The procession moved from the Porta Triumphalis, along the Via Sacra to the capitol.

All the shops were closed, the temples all open. The buildings along the route were decorated. Stands and scaffoldings were erected for the convenience of spectators. Banquets were spread before every house, to which all comers were welcome. It was in short a perfect carnival, but far exceeding in its proportions that of modern Rome.

When the procession arrived at the Temple of Jupiter at the Capitol, several of the captive leaders were taken from the ranks, and put to death, for ancient Rome was cruel even in her rejoicings; the oxen were also sacrificed, and the wreaths, with which their horns were decorated, were thrown into the lap of Jupiter’s statue.

In the evening there was a grand banquet to the victorious General (Imperator), after which he was escorted to his home with music and song.

Nothing better illustrates the cruel, coarse, and sensual character of Roman music than that employed at such a triumph. Loud trumpet tones, a vile and ungenerous musical pantomime, the sacrificial music, and rude impromptu songs of the soldiery were the chief musical accessories of the greatest popular festival.

CHAPTER IX.
MUSIC OF THE ROMAN THEATRE.

In Rome as in ancient Greece there was a school of music, which was devoted to the stage; but it was not held in such high esteem, nor was it the work of the poet to supply it.

In the French operas bouffes of our day we find the libretto and music to be the work of different persons, and in this respect the Roman comedies resembled them, save that while we rank the music above the text, the Romans valued the words far more than the music; but in other respects there was also much resemblance between the Roman tragedies and modern Opera Seria.
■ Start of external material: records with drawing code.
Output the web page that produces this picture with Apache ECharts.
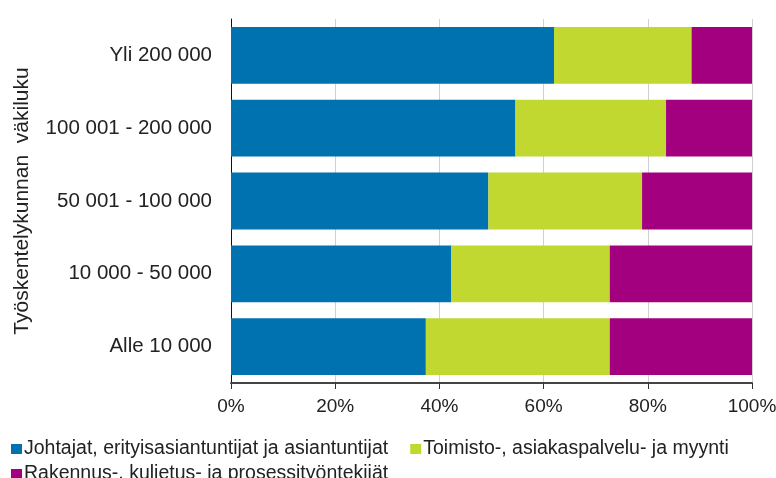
<!DOCTYPE html>
<html><head><meta charset="utf-8">
<script src="https://cdn.jsdelivr.net/npm/echarts@6/dist/echarts.min.js"></script>
<style>html,body{margin:0;padding:0;background:#fff}#c{width:776px;height:478px}</style>
</head><body><div id="c"></div>
<script>
const categories = ["Alle 10 000", "10 000 - 50 000", "50 001 - 100 000", "100 001 - 200 000", "Yli 200 000"];
const seriesNames = ["Johtajat, erityisasiantuntijat ja asiantuntijat", "Toimisto-, asiakaspalvelu- ja myynti", "Rakennus-, kuljetus- ja prosessityöntekijät"];
const johtajat = [37.4, 42.3, 49.4, 54.6, 62.0];
const toimisto = [35.3, 30.4, 29.5, 28.9, 26.4];
const rakennus = [27.3, 27.3, 21.1, 16.5, 11.6];
const colors = ["#0072b0", "#c1d830", "#a3007f"];
const xTicks = [0, 20, 40, 60, 80, 100];

const chart = echarts.init(document.getElementById('c'));
const font = "Liberation Sans, Arial, sans-serif";
const legendText = {fontSize: 19.5, color: '#222', fontFamily: font, padding: [0, 0, 0, -3]};
chart.setOption({
  animation: false,
  textStyle: {fontFamily: font},
  grid: {left: 231, right: 24, top: 19, bottom: 95, containLabel: false, outerBoundsMode: 'none'},
  legend: [
    {left: 6, top: 434, itemWidth: 11, itemHeight: 10, itemGap: 22, icon: 'rect',
     textStyle: legendText, data: seriesNames.slice(0, 2)},
    {left: 6, top: 459, itemWidth: 11, itemHeight: 10, itemGap: 22, icon: 'rect',
     textStyle: legendText, data: seriesNames.slice(2)}
  ],
  xAxis: {
    type: 'value', min: 0, max: 100, interval: 20,
    axisLine: {show: true, lineStyle: {color: '#444', width: 2}},
    axisTick: {show: true, length: 6, lineStyle: {color: '#333'}},
    axisLabel: {formatter: v => xTicks.includes(v) ? v + '%' : '', fontSize: 19, color: '#222', margin: 14},
    splitLine: {show: true, lineStyle: {color: '#d0d0d0', width: 1}}
  },
  yAxis: {
    type: 'category', data: categories,
    name: 'Työskentelykunnan  väkiluku', nameLocation: 'middle', nameGap: 198, nameRotate: 90,
    nameTextStyle: {fontSize: 21, color: '#222', fontFamily: font},
    axisLine: {show: true, lineStyle: {color: '#111', width: 1}},
    axisTick: {show: false},
    axisLabel: {fontSize: 20.5, color: '#222', margin: 19}
  },
  series: [johtajat, toimisto, rakennus].map((d, i) => ({
    name: seriesNames[i], type: 'bar', stack: 'all', data: d,
    barCategoryGap: '22%', itemStyle: {color: colors[i]}
  }))
});
</script></body></html>
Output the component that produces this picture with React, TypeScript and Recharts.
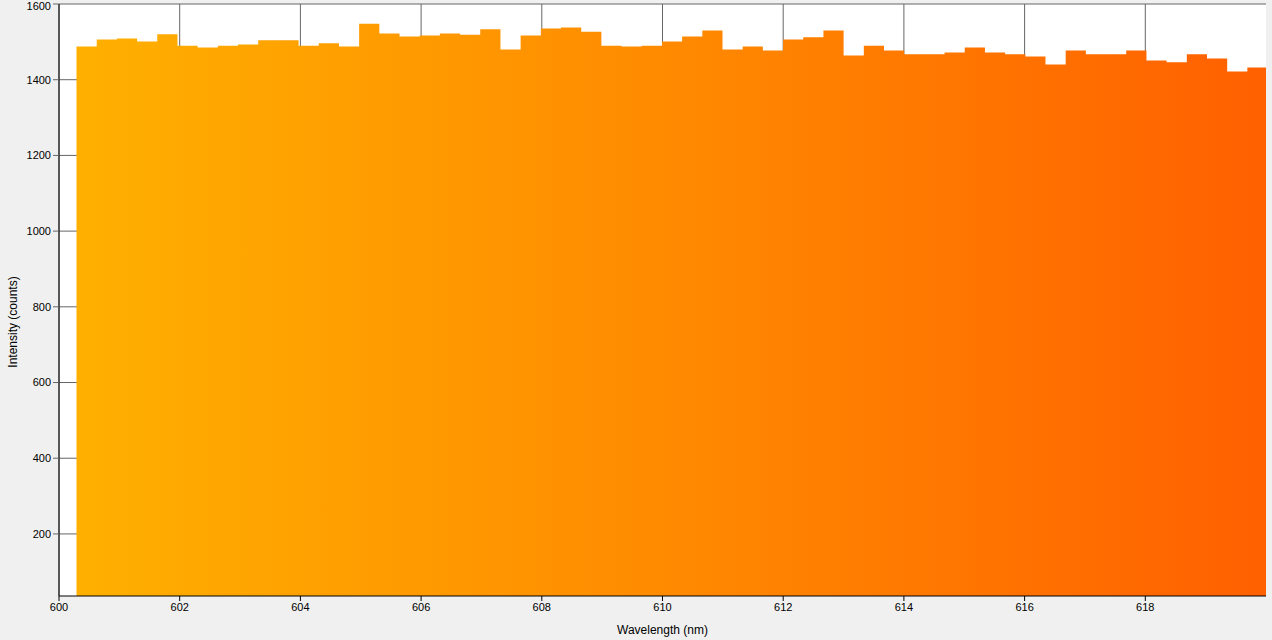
import { AreaChart, Area, XAxis, YAxis, CartesianGrid } from 'recharts';

// bin start wavelengths (nm), last entry closes the final bin
const binStart = [
  600.29, 600.625, 600.959, 601.294, 601.628, 601.963, 602.297, 602.632, 602.966, 603.301,
  603.635, 603.97, 604.304, 604.639, 604.973, 605.308, 605.642, 605.977, 606.311, 606.646,
  606.98, 607.315, 607.649, 607.984, 608.318, 608.653, 608.987, 609.322, 609.656, 609.991,
  610.325, 610.66, 610.994, 611.329, 611.663, 611.998, 612.332, 612.667, 613.001, 613.336,
  613.67, 614.005, 614.339, 614.674, 615.008, 615.343, 615.677, 616.012, 616.346, 616.681,
  617.015, 617.35, 617.684, 618.019, 618.353, 618.688, 619.022, 619.357, 619.691, 620.0,
];

const counts = [
  1488, 1506, 1509, 1501, 1520, 1490, 1485, 1490, 1493, 1504,
  1504, 1490, 1496, 1488, 1548, 1522, 1514, 1517, 1522, 1519,
  1533, 1480, 1517, 1535, 1538, 1527, 1490, 1488, 1490, 1501,
  1514, 1530, 1480, 1488, 1477, 1506, 1512, 1530, 1464, 1490,
  1477, 1467, 1467, 1472, 1485, 1472, 1467, 1461, 1440, 1477,
  1467, 1467, 1477, 1451, 1446, 1467, 1456, 1422, 1432,
];

const xTicks = [600, 602, 604, 606, 608, 610, 612, 614, 616, 618];
const yTicks = [200, 400, 600, 800, 1000, 1200, 1400, 1600];

const data = binStart.map((w, i) => ({
  wavelength: w,
  counts: i < counts.length ? counts[i] : counts[counts.length - 1],
}));

const font = { fontFamily: '"Liberation Sans", Arial, sans-serif', fontSize: 11, fill: '#000' };

export default function App() {
  return (
    <div style={{ position: 'fixed', inset: 0, background: '#f0f0f0' }}>
      <AreaChart
        width={1272}
        height={640}
        data={data}
        margin={{ top: 4, right: 6, bottom: 0, left: 0 }}
      >
        <defs>
          <linearGradient id="spectrum" x1="0" y1="0" x2="1" y2="0">
            <stop offset="0%" stopColor="#ffb000" />
            <stop offset="50%" stopColor="#ff8a00" />
            <stop offset="100%" stopColor="#ff6000" />
          </linearGradient>
        </defs>
        <CartesianGrid
          stroke="#666"
          strokeWidth={1}
          fill="#fff"
          fillOpacity={1}
          horizontalValues={yTicks}
          verticalValues={xTicks}
        />
        <XAxis
          dataKey="wavelength"
          type="number"
          domain={[600, 620]}
          ticks={xTicks}
          allowDataOverflow
          height={44}
          stroke="#000"
          tickLine={{ stroke: '#000' }}
          tickSize={5}
          tick={font}
          label={{ value: 'Wavelength (nm)', position: 'insideBottom', offset: 6, style: { ...font, fontSize: 12 } }}
        />
        <YAxis
          type="number"
          domain={[36, 1600]}
          ticks={yTicks}
          allowDataOverflow
          width={59}
          stroke="#000"
          tickLine={{ stroke: '#666' }}
          tickSize={6}
          tick={font}
          label={{
            content: () => (
              <text x={14} y={322} transform="rotate(-90 14 322)" textAnchor="middle" dominantBaseline="middle" style={{ ...font, fontSize: 12 }}>
                Intensity (counts)
              </text>
            ),
          }}
        />
        <Area
          type="stepAfter"
          dataKey="counts"
          stroke="none"
          fill="url(#spectrum)"
          fillOpacity={1}
          isAnimationActive={false}
          dot={false}
          activeDot={false}
        />
      </AreaChart>
    </div>
  );
}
They divided the music into parts, such as dialogues or duets, solos, and choruses.

Cicero says that a connoisseur could instantly determine by the style of the music alone, what tragedy was being performed; this would indicate an amount of tone-painting, which justifies our comparison of the Roman with the modern stage.

The theatres were, as usual, of immense size. The Emperor Trajan built an Odeum, or music hall, of which Apollodorus was the architect, which was capable of seating twelve thousand spectators. These structures were usually built of stone, and in the most thorough manner; there is however one notable exception to the rule. In the reign of Tiberius an amphitheatre erected by Atilius at Fidenæ, fell in during a gladiatorial contest, and twenty thousand persons lost their lives.[68]

The music of the stage, tended rather to virtuosity than to real beauty, the natural result being, that while Rome possessed many skillful performers, she had no musical composers of eminence.[69] The names of the composers of music to the comedies of Terence and Plautus are still extant, but they seem to have enjoyed no special renown.

Quintilian speaks of the weak and womanish music of the stage, and Martial in satirizing the Gaditanian female singers which were so much sought for in the later days of ancient Rome, says, that it was the surest sign of a fashionable dandy, to hear a young man trilling out the latest Gaditanian ditties.

Many of the theatrical performers and singers were slaves, who were bought for the purpose, and the most stringent and cruel measures were taken to prevent them from ruining their voices by any kind of debauchery. Theatrical factions also existed for this or that singer, in which at times many lives were lost.[70] Laws were afterwards enacted, to guard against such riots.